The ABA strongly believes that the full participation of all racial and ethnic groups in the legal profession is a compelling interest. It preserves the legitimacy of our legal system, and safeguards the integrity of our democratic government.”

These words are apposite to my position that people of color, especially the so called “Foreign Attorneys” are being discriminated against when it comes to filling open Attorney positions in different establishments, including governmental.

It was my dream as a young boy of about four years old to be a lawyer; it seemed like a tall dream at the time since both my parents were illiterates. My dad was a barber and my mom sells all sorts of petty stuff like soda, ice cream, candies and so on.

The Lagos State High Court was behind my house on Lagos Island where I grew up. I attended Elementary and High School on the Island, I grew up seeing lawyers everyday except Saturdays and Sundays when the courts were not sitting.

Nigeria inherited its legal system from the British, everything including mode of dressing, which a politician and one of the topmost Nigerian lawyers decried as ridiculous. Ridiculous or not it stands them out from everyone else. Nigerian lawyers are a beauty to behold in their wigs and gowns which admittedly is not appropriate for the climate.

I went in search of my dream of becoming a lawyer and will not settle for less, I later got admitted to the prestigious Obafemi Awolowo University (formerly University of Ife) where I was awarded my bachelors of law, LL.B as it is known in most, if not all, Commonwealth countries.

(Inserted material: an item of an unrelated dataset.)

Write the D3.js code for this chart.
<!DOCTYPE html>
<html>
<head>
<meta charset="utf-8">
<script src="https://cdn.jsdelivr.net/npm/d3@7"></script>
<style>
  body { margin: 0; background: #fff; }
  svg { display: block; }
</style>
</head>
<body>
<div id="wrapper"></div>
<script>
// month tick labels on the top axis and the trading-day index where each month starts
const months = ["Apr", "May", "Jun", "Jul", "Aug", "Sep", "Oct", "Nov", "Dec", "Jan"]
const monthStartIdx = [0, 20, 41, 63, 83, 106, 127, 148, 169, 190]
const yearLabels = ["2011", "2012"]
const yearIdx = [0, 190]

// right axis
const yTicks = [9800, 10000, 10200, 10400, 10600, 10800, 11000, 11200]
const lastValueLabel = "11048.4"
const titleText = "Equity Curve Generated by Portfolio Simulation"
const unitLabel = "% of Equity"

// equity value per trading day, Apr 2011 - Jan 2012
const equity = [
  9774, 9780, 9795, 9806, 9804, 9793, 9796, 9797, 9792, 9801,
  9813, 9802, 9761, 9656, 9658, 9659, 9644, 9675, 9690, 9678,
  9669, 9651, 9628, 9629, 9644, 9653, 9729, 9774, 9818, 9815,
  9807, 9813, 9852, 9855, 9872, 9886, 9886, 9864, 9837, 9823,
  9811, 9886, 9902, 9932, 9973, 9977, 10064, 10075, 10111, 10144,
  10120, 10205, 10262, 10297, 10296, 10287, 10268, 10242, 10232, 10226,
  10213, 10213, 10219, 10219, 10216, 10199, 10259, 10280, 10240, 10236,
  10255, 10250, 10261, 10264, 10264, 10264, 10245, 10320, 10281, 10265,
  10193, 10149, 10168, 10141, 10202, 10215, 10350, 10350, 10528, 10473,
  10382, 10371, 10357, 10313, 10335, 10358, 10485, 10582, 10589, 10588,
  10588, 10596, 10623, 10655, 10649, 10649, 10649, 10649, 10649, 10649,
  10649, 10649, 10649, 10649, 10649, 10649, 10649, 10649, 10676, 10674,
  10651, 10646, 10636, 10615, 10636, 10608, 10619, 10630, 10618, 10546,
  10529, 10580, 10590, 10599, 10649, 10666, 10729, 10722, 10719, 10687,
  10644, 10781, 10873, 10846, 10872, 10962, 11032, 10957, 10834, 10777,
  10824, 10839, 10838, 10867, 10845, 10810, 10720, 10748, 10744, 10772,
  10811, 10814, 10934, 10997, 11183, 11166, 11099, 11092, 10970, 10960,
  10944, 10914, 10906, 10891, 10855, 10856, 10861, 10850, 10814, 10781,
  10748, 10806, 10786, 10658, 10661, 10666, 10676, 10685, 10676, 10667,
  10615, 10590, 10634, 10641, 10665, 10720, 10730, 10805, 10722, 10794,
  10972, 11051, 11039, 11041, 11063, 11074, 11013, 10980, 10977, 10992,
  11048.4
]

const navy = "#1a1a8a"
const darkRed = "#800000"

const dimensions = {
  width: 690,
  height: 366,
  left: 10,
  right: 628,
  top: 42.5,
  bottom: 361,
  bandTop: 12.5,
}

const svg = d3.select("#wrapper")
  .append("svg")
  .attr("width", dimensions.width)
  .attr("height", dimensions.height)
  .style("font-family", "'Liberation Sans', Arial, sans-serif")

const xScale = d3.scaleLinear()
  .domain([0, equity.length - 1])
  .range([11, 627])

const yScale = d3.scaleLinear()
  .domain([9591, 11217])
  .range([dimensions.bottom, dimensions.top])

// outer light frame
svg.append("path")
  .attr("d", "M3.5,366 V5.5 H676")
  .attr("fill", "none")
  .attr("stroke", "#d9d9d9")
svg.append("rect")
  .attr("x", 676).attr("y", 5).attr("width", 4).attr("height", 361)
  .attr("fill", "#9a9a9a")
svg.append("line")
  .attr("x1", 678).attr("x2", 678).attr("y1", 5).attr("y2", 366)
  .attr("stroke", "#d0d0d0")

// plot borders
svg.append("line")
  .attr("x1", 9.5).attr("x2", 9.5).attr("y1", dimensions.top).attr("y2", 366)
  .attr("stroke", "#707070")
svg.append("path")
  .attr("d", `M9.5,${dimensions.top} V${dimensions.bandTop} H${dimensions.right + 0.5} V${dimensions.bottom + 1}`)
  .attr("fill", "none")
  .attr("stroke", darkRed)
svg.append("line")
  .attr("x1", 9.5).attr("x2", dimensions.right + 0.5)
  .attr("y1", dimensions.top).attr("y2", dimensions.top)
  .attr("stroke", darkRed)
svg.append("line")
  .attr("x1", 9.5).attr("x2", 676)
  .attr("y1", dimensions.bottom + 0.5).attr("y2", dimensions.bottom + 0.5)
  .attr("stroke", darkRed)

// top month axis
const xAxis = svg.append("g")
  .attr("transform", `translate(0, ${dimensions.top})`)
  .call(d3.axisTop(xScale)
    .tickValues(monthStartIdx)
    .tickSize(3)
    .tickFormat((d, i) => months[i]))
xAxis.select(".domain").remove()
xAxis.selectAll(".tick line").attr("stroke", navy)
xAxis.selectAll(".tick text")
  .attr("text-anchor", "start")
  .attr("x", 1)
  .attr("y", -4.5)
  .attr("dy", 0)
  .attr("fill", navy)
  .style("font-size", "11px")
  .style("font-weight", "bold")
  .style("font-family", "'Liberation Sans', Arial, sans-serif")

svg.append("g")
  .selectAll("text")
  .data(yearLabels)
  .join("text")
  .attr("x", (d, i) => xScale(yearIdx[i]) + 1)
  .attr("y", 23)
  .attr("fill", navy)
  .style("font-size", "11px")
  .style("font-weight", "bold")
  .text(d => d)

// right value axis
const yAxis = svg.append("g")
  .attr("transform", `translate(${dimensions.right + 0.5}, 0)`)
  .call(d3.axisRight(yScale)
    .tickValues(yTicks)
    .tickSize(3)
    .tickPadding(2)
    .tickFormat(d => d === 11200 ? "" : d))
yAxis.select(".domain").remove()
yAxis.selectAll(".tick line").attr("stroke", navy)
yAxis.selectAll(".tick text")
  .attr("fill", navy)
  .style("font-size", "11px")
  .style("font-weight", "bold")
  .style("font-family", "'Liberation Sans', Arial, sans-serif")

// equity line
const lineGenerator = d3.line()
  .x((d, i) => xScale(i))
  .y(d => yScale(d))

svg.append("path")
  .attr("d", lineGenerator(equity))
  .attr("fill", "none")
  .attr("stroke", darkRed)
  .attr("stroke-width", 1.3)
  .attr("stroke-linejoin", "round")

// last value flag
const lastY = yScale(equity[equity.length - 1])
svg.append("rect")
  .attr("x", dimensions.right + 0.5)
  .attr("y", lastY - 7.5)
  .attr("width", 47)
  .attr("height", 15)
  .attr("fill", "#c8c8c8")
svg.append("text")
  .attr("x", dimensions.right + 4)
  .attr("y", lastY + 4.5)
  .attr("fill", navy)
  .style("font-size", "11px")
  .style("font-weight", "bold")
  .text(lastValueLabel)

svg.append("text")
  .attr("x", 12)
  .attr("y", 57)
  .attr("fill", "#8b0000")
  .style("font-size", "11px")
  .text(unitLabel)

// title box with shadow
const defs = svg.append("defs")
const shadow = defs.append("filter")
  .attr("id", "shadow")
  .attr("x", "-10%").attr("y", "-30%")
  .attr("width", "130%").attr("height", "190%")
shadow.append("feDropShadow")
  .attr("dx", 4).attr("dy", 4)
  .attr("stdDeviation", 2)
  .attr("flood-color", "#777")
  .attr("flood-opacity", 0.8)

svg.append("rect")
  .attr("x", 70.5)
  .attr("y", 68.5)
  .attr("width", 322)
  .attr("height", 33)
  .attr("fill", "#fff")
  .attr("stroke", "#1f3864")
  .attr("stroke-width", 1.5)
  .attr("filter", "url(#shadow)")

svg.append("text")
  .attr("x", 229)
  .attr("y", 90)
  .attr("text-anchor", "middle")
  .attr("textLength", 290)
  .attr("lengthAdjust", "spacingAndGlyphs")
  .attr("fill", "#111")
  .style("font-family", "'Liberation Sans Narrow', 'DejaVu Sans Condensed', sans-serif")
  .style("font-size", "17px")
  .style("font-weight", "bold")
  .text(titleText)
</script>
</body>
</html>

The Commonwealth (also known as The Commonwealth of Nations or British Commonwealth) are former British Colonies. Presently the body is made up of 53 Countries; Nigeria inclusive.

Britain did not only give us its language, it gave us the Parliamentary System of Government which we later jettisoned for the American Presidential System of Government, it also gave us Federalism and our legal system with the exception of the Customary Law which is the only area of law that I know to be indigenous to Nigeria.

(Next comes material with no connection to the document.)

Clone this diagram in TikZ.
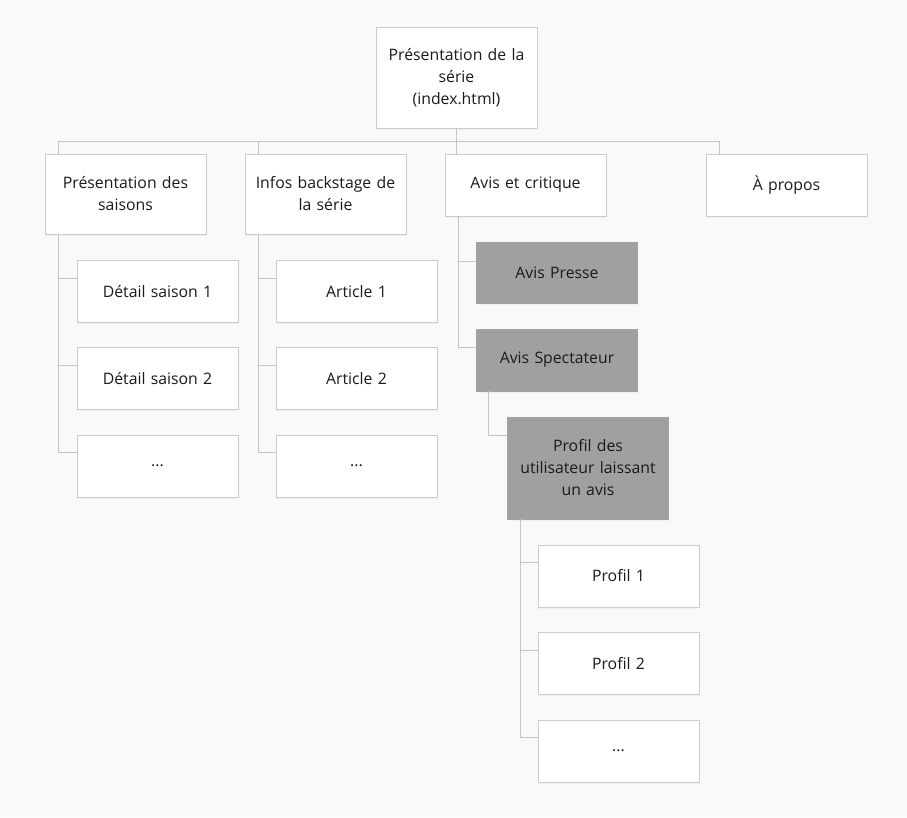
\documentclass[tikz,border=0pt]{standalone}
\usepackage{fontspec}
\setmainfont{Open Sans}
\usetikzlibrary{shadows}
\definecolor{bg}{HTML}{F8F9FA}
\definecolor{edge}{HTML}{CCCCCC}
\definecolor{conncol}{HTML}{C4C4C4}
\definecolor{darkfill}{HTML}{A0A0A0}
\definecolor{txt}{HTML}{1A1A1A}
\tikzset{
  box/.style={draw=edge, fill=white, line width=0.8pt, minimum width=161pt, text width=158pt, align=center,
    inner sep=0pt, text=txt, font=\fontsize{15.8}{22}\selectfont,
    drop shadow={opacity=0.08, shadow xshift=0pt, shadow yshift=-1.5pt}},
  gbox/.style={box, fill=darkfill, draw=edge!80!black},
  conn/.style={draw=conncol, line width=0.8pt},
}
\begin{document}
\begin{tikzpicture}[x=1pt,y=-1pt]
\fill[bg] (0,0) rectangle (907,817);
\useasboundingbox (0,0) rectangle (907,817);
% level 0
\node[box, minimum height=101pt] (root) at (456.5,77.5) {Présentation de la\\série\\(index.html)};
% level 1
\node[box, minimum height=80pt] (saisons) at (125.5,194) {Présentation des\\saisons};
\node[box, minimum height=80pt] (backstage) at (325.5,194) {Infos backstage de\\la série};
\node[box, minimum height=62pt] (avis) at (525.5,185) {Avis et critique};
\node[box, minimum height=62pt] (apropos) at (786.5,185) {À propos};
% saisons children
\node[box, minimum height=62pt] (det1) at (157.5,291.5) {Détail saison 1};
\node[box, minimum height=62pt] (det2) at (157.5,378.5) {Détail saison 2};
\node[box, minimum height=62pt] (det3) at (157.5,466) {...};
% backstage children
\node[box, minimum height=62pt] (art1) at (356.5,291.5) {Article 1};
\node[box, minimum height=62pt] (art2) at (356.5,378.5) {Article 2};
\node[box, minimum height=62pt] (art3) at (356.5,466) {...};
% avis children
\node[gbox, minimum height=61pt] (presse) at (557,273) {Avis Presse};
\node[gbox, minimum height=62pt] (spect) at (557,360) {Avis Spectateur};
\node[gbox, minimum height=102pt] (profils) at (588,468) {Profil des\\utilisateur laissant\\un avis};
% profil children
\node[box, minimum height=62pt] (p1) at (618.5,576) {Profil 1};
\node[box, minimum height=62pt] (p2) at (618.5,663.5) {Profil 2};
\node[box, minimum height=62pt] (p3) at (618.5,751) {...};
% connectors
\draw[conn] (root.south) -- (root.south |- avis.north);
\draw[conn] ([xshift=14pt]saisons.north west) -- ++(0,-12) -| ([xshift=14pt]apropos.north west);
\draw[conn] ([xshift=14pt]backstage.north west) -- ++(0,-12);
\draw[conn] ([xshift=14pt]saisons.south west) |- ([yshift=-18pt]det1.north west);
\draw[conn] ([xshift=14pt]saisons.south west) |- ([yshift=-18pt]det2.north west);
\draw[conn] ([xshift=14pt]saisons.south west) |- ([yshift=-18pt]det3.north west);
\draw[conn] ([xshift=14pt]backstage.south west) |- ([yshift=-18pt]art1.north west);
\draw[conn] ([xshift=14pt]backstage.south west) |- ([yshift=-18pt]art2.north west);
\draw[conn] ([xshift=14pt]backstage.south west) |- ([yshift=-18pt]art3.north west);
\draw[conn] ([xshift=14pt]avis.south west) |- ([yshift=-19pt]presse.north west);
\draw[conn] ([xshift=14pt]avis.south west) |- ([yshift=-19pt]spect.north west);
\draw[conn] ([xshift=12pt]spect.south west) |- ([yshift=-19pt]profils.north west);
\draw[conn] ([xshift=13pt]profils.south west) |- ([yshift=-18pt]p1.north west);
\draw[conn] ([xshift=13pt]profils.south west) |- ([yshift=-18pt]p2.north west);
\draw[conn] ([xshift=13pt]profils.south west) |- ([yshift=-18pt]p3.north west);
\end{tikzpicture}
\end{document}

Most Nigerian Case Law Precedents were from United Kingdom, there is no Nigerian Lawyer that is not familiar with the pronouncements of Lord Denning, especially in the case of Central London Property Trust Ltd v. High Trees House Ltd popularly known as the High Trees case. This case is the locus classicus for promissory estoppels and since Criminal Law is compulsory Nigerian Lawyers are familiar with the insanity defense as espoused in the M’Naghten case.

Some State Bar Associations in the United States recognize the fact that there are other countries out there whose legal systems were fashioned after the British Common Law, a look at the requirements qualifying a candidate to take the Bar Examinations of these states support this assertion.

A cursory look at the conditions precedent to taking the bar examinations in four of the states that allow foreign attorneys to take the bar examination will make this point clearer.


The requirements qualifying a candidate to take the bar examination are stated in APR 3 which requires the applicant, inter alia, to be of good moral character and to present satisfactory proof of:

(iii) admission to the practice of law by examination, together with current good standing, in any state or territory of the U.S. or in Washington, D.C., or any jurisdiction where the common law of England is the basis of its jurisprudence, and active legal experience for at least 3 of the 5 years immediately preceding the filing of the application.


SUBCHAPTER B Rules for Admission of Attorneys and Counselors at Law states:

An applicant who has studied in a foreign country may qualify to take the New York State bar examination by submitting to the New York State Board of Law Examiners satisfactory proof of the legal education required by this section.

(b) Legal education.
(1) The applicant shall show fulfillment of the educational requirements for admission to the practice of law in a country other than the United States by successful completion of a period of law study at least substantially equivalent in duration to that required under subdivisions (d) and (e) of section 520.3 of this Part, in a law school or schools each of which, throughout the period of the applicant’s study therein, was recognized by the competent accrediting agency of the government of such other country, or of a political subdivision thereof, as qualified and approved; and

(i) that such other country is one whose jurisprudence is based upon the principles of the English Common Law, and that the program and course of law study successfully completed by the applicant were the substantial equivalent of the legal education provided by an approved law school in the United States;;%20required%20legal%20education

Both states require that jurisprudence of country where the Attorney was admitted and practicing must be based on the principles of the English Common Law.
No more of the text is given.